→ **Material**:
____________
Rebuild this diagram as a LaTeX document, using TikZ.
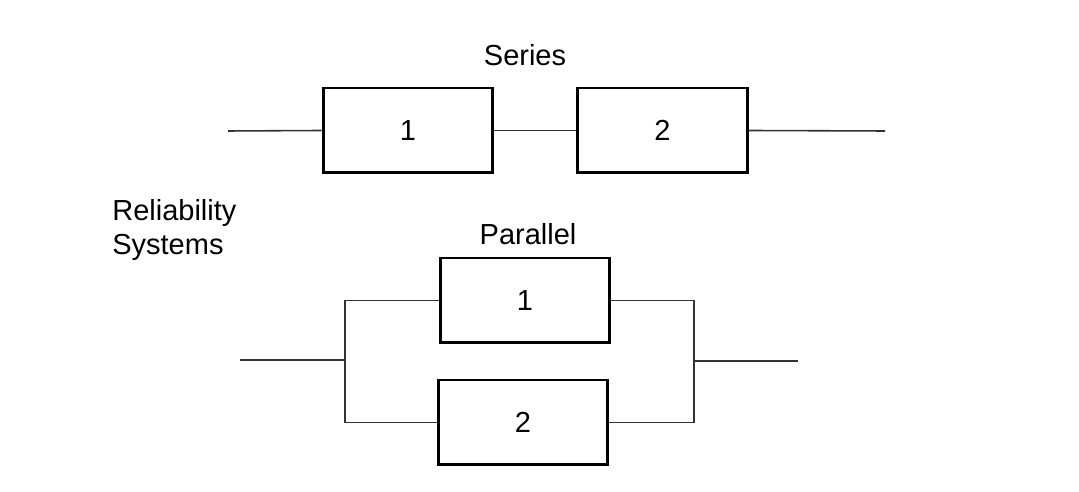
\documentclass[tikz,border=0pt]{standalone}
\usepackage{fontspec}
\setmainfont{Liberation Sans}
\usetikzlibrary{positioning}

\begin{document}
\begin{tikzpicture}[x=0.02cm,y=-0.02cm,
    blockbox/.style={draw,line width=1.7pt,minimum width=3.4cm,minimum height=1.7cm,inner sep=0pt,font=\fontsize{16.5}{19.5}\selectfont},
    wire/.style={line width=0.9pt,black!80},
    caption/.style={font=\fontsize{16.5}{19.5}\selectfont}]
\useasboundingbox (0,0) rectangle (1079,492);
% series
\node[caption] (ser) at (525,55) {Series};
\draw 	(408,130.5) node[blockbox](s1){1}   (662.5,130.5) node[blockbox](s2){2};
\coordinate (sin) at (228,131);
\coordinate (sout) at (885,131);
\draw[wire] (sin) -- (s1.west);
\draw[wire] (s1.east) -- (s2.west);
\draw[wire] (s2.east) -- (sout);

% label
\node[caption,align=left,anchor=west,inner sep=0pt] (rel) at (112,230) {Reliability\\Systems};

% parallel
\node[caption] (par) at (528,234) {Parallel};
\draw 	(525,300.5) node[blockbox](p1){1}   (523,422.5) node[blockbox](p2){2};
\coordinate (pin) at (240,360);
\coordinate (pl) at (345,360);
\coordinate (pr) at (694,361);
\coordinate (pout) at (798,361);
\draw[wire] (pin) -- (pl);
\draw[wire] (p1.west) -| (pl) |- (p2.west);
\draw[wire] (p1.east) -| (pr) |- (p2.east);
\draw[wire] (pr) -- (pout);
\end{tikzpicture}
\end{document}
____________
→ **Job**:
Set down the material above as is, without any pictures.

→ **Answer to this exercise**:
Rebuild this diagram as a LaTeX document, using TikZ.
\documentclass[tikz,border=0pt]{standalone}
\usepackage{fontspec}
\setmainfont{Liberation Sans}
\usetikzlibrary{positioning}

\begin{document}
\begin{tikzpicture}[x=0.02cm,y=-0.02cm,
    blockbox/.style={draw,line width=1.7pt,minimum width=3.4cm,minimum height=1.7cm,inner sep=0pt,font=\fontsize{16.5}{19.5}\selectfont},
    wire/.style={line width=0.9pt,black!80},
    caption/.style={font=\fontsize{16.5}{19.5}\selectfont}]
\useasboundingbox (0,0) rectangle (1079,492);
% series
\node[caption] (ser) at (525,55) {Series};
\draw 	(408,130.5) node[blockbox](s1){1}   (662.5,130.5) node[blockbox](s2){2};
\coordinate (sin) at (228,131);
\coordinate (sout) at (885,131);
\draw[wire] (sin) -- (s1.west);
\draw[wire] (s1.east) -- (s2.west);
\draw[wire] (s2.east) -- (sout);

% label
\node[caption,align=left,anchor=west,inner sep=0pt] (rel) at (112,230) {Reliability\\Systems};

% parallel
\node[caption] (par) at (528,234) {Parallel};
\draw 	(525,300.5) node[blockbox](p1){1}   (523,422.5) node[blockbox](p2){2};
\coordinate (pin) at (240,360);
\coordinate (pl) at (345,360);
\coordinate (pr) at (694,361);
\coordinate (pout) at (798,361);
\draw[wire] (pin) -- (pl);
\draw[wire] (p1.west) -| (pl) |- (p2.west);
\draw[wire] (p1.east) -| (pr) |- (p2.east);
\draw[wire] (pr) -- (pout);
\end{tikzpicture}
\end{document}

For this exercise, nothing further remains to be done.